Anyone else having job engine issues affecting polling.

We are on version 2023.2.0

What we have noticed since upgrading to this version is an issue where suddenly interface start to drop out of polling. Then randomly devices bounce in and out of polling. Then Agents start to disconnect the monitored servers were not touched. And then we no have unreliable polling because of this.

when I check the job engine logs i see this:

2023-05-25 09:38:45,014 [29] WARN  SolarWinds.JobEngine.AgentSupport.Routing.JobRouterAgentProxy - (null)  Error during 'Clear scm' call. SolarWinds.JobEngine.JobEngineCommunicationException: Unable to communicate with agent JobEngine on endpoint 6fb9d5fd-4531-4c6a-96a4-55e919fc12cc. Response to message 'Clear' was not received in '00:02:00'.

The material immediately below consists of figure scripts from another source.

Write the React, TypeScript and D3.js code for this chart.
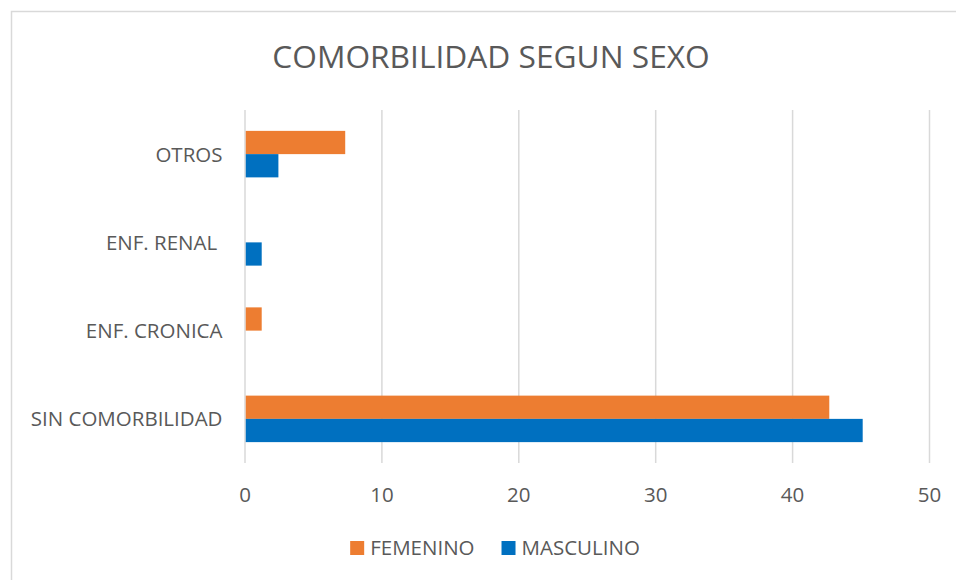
import React, { useEffect, useRef } from 'react';
import * as d3 from 'd3';

const categories = ['OTROS', 'ENF. RENAL ', 'ENF. CRONICA', 'SIN COMORBILIDAD'];
const series = ['FEMENINO', 'MASCULINO'];
const femenino = [7.32, 0, 1.22, 42.68];
const masculino = [2.44, 1.22, 0, 45.12];
const xTicks = [0, 10, 20, 30, 40, 50];
const colors = ['#ED7D31', '#0070C0'];

const title = 'COMORBILIDAD SEGUN SEXO';

export default function App() {
  const ref = useRef<SVGSVGElement>(null);

  useEffect(() => {
    const width = 956;
    const height = 580;
    const font = '"Open Sans", sans-serif';
    const textColor = '#595959';
    const gridColor = '#d9d9d9';

    const svg = d3.select(ref.current);
    svg.selectAll('*').remove();

    // chart frame (runs off the right/bottom edge like the original)
    svg
      .append('rect')
      .attr('x', 11.5)
      .attr('y', 11.5)
      .attr('width', 1200)
      .attr('height', 1200)
      .attr('fill', '#fff')
      .attr('stroke', gridColor)
      .attr('stroke-width', 1.5);

    const x = d3.scaleLinear().domain([0, 50]).range([245, 929.5]);
    const y = d3.scaleBand().domain(categories).range([110, 463]);
    const groupH = 46.5;
    const inner = d3.scaleBand().domain(series).range([0, groupH]);

    // title
    svg
      .append('text')
      .attr('x', 491)
      .attr('y', 67.5)
      .attr('text-anchor', 'middle')
      .style('font-family', font)
      .style('font-size', '31.7px')
      .style('fill', textColor)
      .text(title);

    // gridlines
    svg
      .append('g')
      .selectAll('line')
      .data(xTicks)
      .enter()
      .append('line')
      .attr('x1', (d) => x(d))
      .attr('x2', (d) => x(d))
      .attr('y1', 110)
      .attr('y2', 463)
      .attr('stroke', gridColor)
      .attr('stroke-width', 1.5);

    // tick labels
    svg
      .append('g')
      .selectAll('text')
      .data(xTicks)
      .enter()
      .append('text')
      .attr('x', (d) => x(d))
      .attr('y', 502)
      .attr('text-anchor', 'middle')
      .style('font-family', font)
      .style('font-size', '20.5px')
      .style('fill', textColor)
      .text((d) => d);

    // category labels
    svg
      .append('g')
      .selectAll('text')
      .data(categories)
      .enter()
      .append('text')
      .attr('x', 222.5)
      .attr('y', (d) => (y(d) as number) + y.bandwidth() / 2)
      .attr('dy', '0.37em')
      .attr('text-anchor', 'end')
      .style('white-space', 'pre')
      .style('font-family', font)
      .style('font-size', '20.5px')
      .style('fill', textColor)
      .text((d) => d);

    // bars
    const rows = categories.map((c, i) => ({
      cat: c,
      values: [femenino[i], masculino[i]],
    }));

    const groups = svg
      .append('g')
      .selectAll('g')
      .data(rows)
      .enter()
      .append('g')
      .attr(
        'transform',
        (d) => `translate(0,${(y(d.cat) as number) + (y.bandwidth() - groupH) / 2})`
      );

    groups
      .selectAll('rect')
      .data((d) => d.values.map((v, j) => ({ v, s: series[j], j })))
      .enter()
      .filter((d) => d.v > 0)
      .append('rect')
      .attr('x', x(0) + 0.75)
      .attr('y', (d) => inner(d.s) as number)
      .attr('width', (d) => x(d.v) - x(0) - 0.75)
      .attr('height', inner.bandwidth())
      .attr('fill', (d) => colors[d.j]);

    // legend
    const legend = svg.append('g');
    let cursor = 0;
    series.forEach((s, i) => {
      const item = legend.append('g').attr('transform', `translate(${cursor},0)`);
      item
        .append('rect')
        .attr('x', 0)
        .attr('y', 541)
        .attr('width', 14)
        .attr('height', 14)
        .attr('fill', colors[i]);
      const t = item
        .append('text')
        .attr('x', 20)
        .attr('y', 555)
        .style('font-family', font)
        .style('font-size', '20.5px')
        .style('fill', textColor)
        .text(s);
      const w = (t.node() as SVGTextElement).getComputedTextLength();
      cursor += 20 + w + 27;
    });
    const total = cursor - 27;
    legend.attr('transform', `translate(${495 - total / 2},0)`);
  }, []);

  return (
    <svg
      ref={ref}
      width={956}
      height={580}
      style={{ position: 'absolute', left: 0, top: 0 }}
    />
  );
}
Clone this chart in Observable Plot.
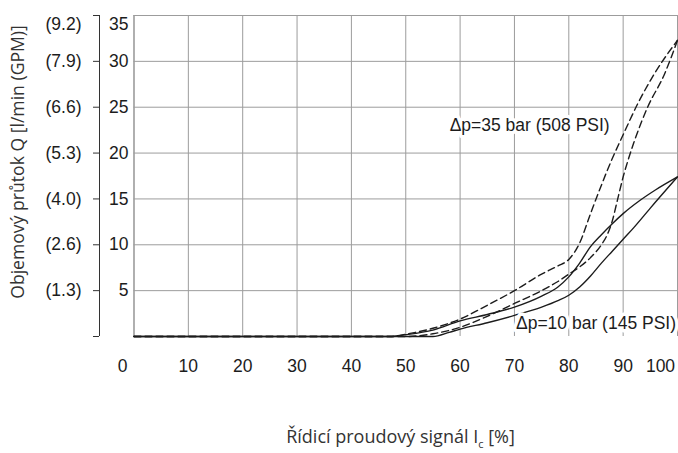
<!DOCTYPE html>
<html><head><meta charset="utf-8">
<script src="https://cdn.jsdelivr.net/npm/d3@7"></script>
<script src="https://cdn.jsdelivr.net/npm/@observablehq/plot@0.6"></script>
<style>
html,body{margin:0;padding:0;background:#fff;}
#chart svg{display:block;}
</style>
</head><body><div id="chart"></div>
<script>
// ---- data ----
const xTickValues = [0, 10, 20, 30, 40, 50, 60, 70, 80, 90, 100];
const yTickValues = [5, 10, 15, 20, 25, 30, 35];
const gpmLabels = ["(1.3)", "(2.6)", "(4.0)", "(5.3)", "(6.6)", "(7.9)", "(9.2)"];

// Δp = 10 bar, solid (two branches of the hysteresis loop)
const solidUpX = [0, 47, 50, 55, 60, 65, 70, 75, 78, 80, 82, 84, 86, 88, 90, 93, 96, 100];
const solidUpQ = [0, 0, 0.2, 0.7, 1.7, 2.4, 3.2, 4.4, 5.4, 6.5, 8.0, 9.8, 11.1, 12.3, 13.4, 14.8, 16.0, 17.4];
const solidDownX = [0, 55, 58, 60, 65, 70, 75, 78, 80, 82, 84, 86, 88, 90, 92, 95, 100];
const solidDownQ = [0, 0, 0.45, 0.8, 1.5, 2.3, 3.2, 3.9, 4.5, 5.4, 6.6, 8.0, 9.3, 10.6, 11.9, 14.0, 17.4];
// Δp = 35 bar, dashed
const dashUpX = [0, 47.5, 50, 55, 60, 65, 70, 75, 78, 80, 82, 84, 86, 87, 88, 90, 92.7, 95.7, 100];
const dashUpQ = [0, 0, 0.25, 0.9, 1.9, 3.4, 5.0, 6.8, 7.7, 8.4, 10.2, 13.4, 16.5, 18.0, 19.4, 22.0, 25.4, 28.6, 32.3];
const dashDownX = [0, 50, 55, 60, 65, 70, 75, 78, 80, 82, 84, 86, 87, 88, 89, 90, 91, 92, 94.5, 97.6, 100];
const dashDownQ = [0, 0, 0.3, 1.0, 2.2, 3.6, 5.0, 6.0, 6.8, 7.6, 8.6, 10.0, 11.0, 12.6, 15.0, 17.4, 19.4, 21.2, 25.0, 28.6, 32.3];

const label35 = "Δp=35 bar (508 PSI)";
const label10 = "Δp=10 bar (145 PSI)";
const yTitle = "Objemový průtok Q [l/min (GPM)]";
const xTitle = "Řídicí proudový signál Ic [%]";

// ---- build ----
const toRows = (xs, qs) => xs.map((x, i) => ({x, q: qs[i]}));
const solidUp = toRows(solidUpX, solidUpQ);
const solidDown = toRows(solidDownX, solidDownQ);
const dashUp = toRows(dashUpX, dashUpQ);
const dashDown = toRows(dashDownX, dashDownQ);

const tickFont = "'Liberation Sans', Arial, sans-serif";
const gridColor = "#9c9c9c";
const ink = "#1c1c1c";
const yLow = yTickValues.filter(d => d < 35);
const yTop = yTickValues.filter(d => d === 35);
const gpmFor = d => gpmLabels[yTickValues.indexOf(d)];

const chart = Plot.plot({
  width: 678,
  height: 453,
  marginLeft: 133.5,
  marginRight: 1,
  marginTop: 15,
  marginBottom: 117,
  x: {domain: [0, 100], axis: null},
  y: {domain: [0, 35], axis: null},
  style: {fontFamily: tickFont, fontSize: "17.5px", color: ink, background: "#fff"},
  marks: [
    Plot.gridX(xTickValues.filter(d => d > 0), {stroke: gridColor, strokeOpacity: 1, strokeWidth: 1}),
    Plot.gridY(yTickValues, {stroke: gridColor, strokeOpacity: 1, strokeWidth: 1}),
    Plot.gridX([0], {stroke: gridColor, strokeOpacity: 1, strokeWidth: 1.6}),
    // outer bracket axis
    Plot.ruleX([0], {y1: 0, y2: 35, dx: -34.5, stroke: "#333", strokeWidth: 1}),
    Plot.axisY({ticks: [0, ...yTickValues], tickSize: 6, tickFormat: () => "", label: null, dx: -34.5, stroke: "#333", anchor: "left"}),
    // curves
    Plot.line(solidUp, {x: "x", y: "q", curve: "monotone-x", stroke: ink, strokeWidth: 1.4}),
    Plot.line(solidDown, {x: "x", y: "q", curve: "monotone-x", stroke: ink, strokeWidth: 1.4}),
    Plot.line(dashUp, {x: "x", y: "q", curve: "monotone-x", stroke: ink, strokeWidth: 1.4, strokeDasharray: "7,4"}),
    Plot.line(dashDown, {x: "x", y: "q", curve: "monotone-x", stroke: ink, strokeWidth: 1.4, strokeDasharray: "7,4"}),
    // y tick labels
    Plot.text(yLow, {x: 0, y: d => d, text: d => String(d), textAnchor: "end", dx: -5.5, fill: ink}),
    Plot.text(yTop, {x: 0, y: d => d, text: d => String(d), textAnchor: "end", dx: -5.5, dy: 9, fill: ink}),
    Plot.text(yLow, {x: 0, y: d => d, text: gpmFor, textAnchor: "end", dx: -52.5, fill: ink}),
    Plot.text(yTop, {x: 0, y: d => d, text: gpmFor, textAnchor: "end", dx: -52.5, dy: 9, fill: ink}),
    // x tick labels
    Plot.text(xTickValues.filter(d => d > 0 && d < 100), {x: d => d, y: 0, text: d => String(d), dy: 30, fill: ink}),
    Plot.text(xTickValues.filter(d => d === 0), {x: d => d, y: 0, text: d => String(d), dy: 30, dx: -11.5, fill: ink}),
    Plot.text(xTickValues.filter(d => d === 100), {x: d => d, y: 0, text: d => String(d), dy: 30, dx: -17, fill: ink}),
    // annotations
    Plot.text([label35], {x: 72.8, y: 23.0, text: d => d, fill: ink, stroke: "white", strokeWidth: 7}),
    Plot.text([label10], {x: 85.0, y: 1.45, text: d => d, fill: ink, stroke: "white", strokeWidth: 7}),
    // titles
    Plot.text([yTitle], {frameAnchor: "left", textAnchor: "middle", rotate: -90, dx: -115.5, dy: -14, text: d => d, fontFamily: "'Open Sans', sans-serif", fontSize: 17.6, fill: "#333"}),
    Plot.text([xTitle], {frameAnchor: "bottom", textAnchor: "middle", dx: 400 - (133.5 + 677) / 2, dy: 106, text: d => d, fontFamily: "'Open Sans', sans-serif", fontSize: 18, fill: "#333", className: "xtitle"})
  ]
});
document.getElementById("chart").append(chart);

// subscript "c" in the x-axis title
const xt = chart.querySelector(".xtitle text");
if (xt) {
  const base = "Řídicí proudový signál I";
  xt.textContent = "";
  const ns = "http://www.w3.org/2000/svg";
  const t1 = document.createElementNS(ns, "tspan"); t1.textContent = base;
  const t2 = document.createElementNS(ns, "tspan"); t2.textContent = "c"; t2.setAttribute("dy", "5"); t2.setAttribute("font-size", "11");
  const t3 = document.createElementNS(ns, "tspan"); t3.textContent = " [%]"; t3.setAttribute("dy", "-5");
  xt.append(t1, t2, t3);
}
</script>
</body></html>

This is from top to bottom of the logs with a few other random warnings in between. This is not typical. Usually I look in the job engine and it's always normal operations so to see several logs and all them say the same exact thing on all pollers indicates the job engine is the problem. 

Now I've done a repair on on engine I've been working on. It didn't work.

I cleared the SDF files and had them regenerate. It didn't work. 

I cleared up a whole bunch of agents no longer in use. Cleared up credential issues. etc. I did a good effort on house cleaning. This didn't help.

I'm at a point I'm considering doing a complete clean uninstall on that engine and a reinstall. But kind of skeptical if that will help if the above did not. The Agent messaging service was the service that was having issues as well and that log has a bunch of warnings and errors too. 

Same with the collector. It almost seems as if the core polling components are all not working properly. Has anyone had similar issues?

Parents Reply Children
  • No, I have not because we have manually checked everything. We have multiple tickets with support many escalated all the way to the top and support doesn't believe it to be environmental. Which is something we share or it would of shown itself more widely. This is in the mechanism of the software itself. Where there is no log that explains why it happens but it does. 

    The biggest thing I've found is that this wasn't an issue at all on the previous version. And had I known this new version has polling issues I would of not upgraded or if I caught this sooner I would have reverted everything back to the previous version. But I only figured it out after my server team deleted our backups we had done previous to upgrading.

    Digging around thwack I'm finding the issue isn't only me there are others with very similar if not the same problem we are seeing. All different things that keep further proving a bug of sorts on this version. If it was environmental the issue would of just been us. 

    That's why I'm going everywhere I can and trying all the KB articles etc to try to fix this. Or get the attention of developers so they can look into this.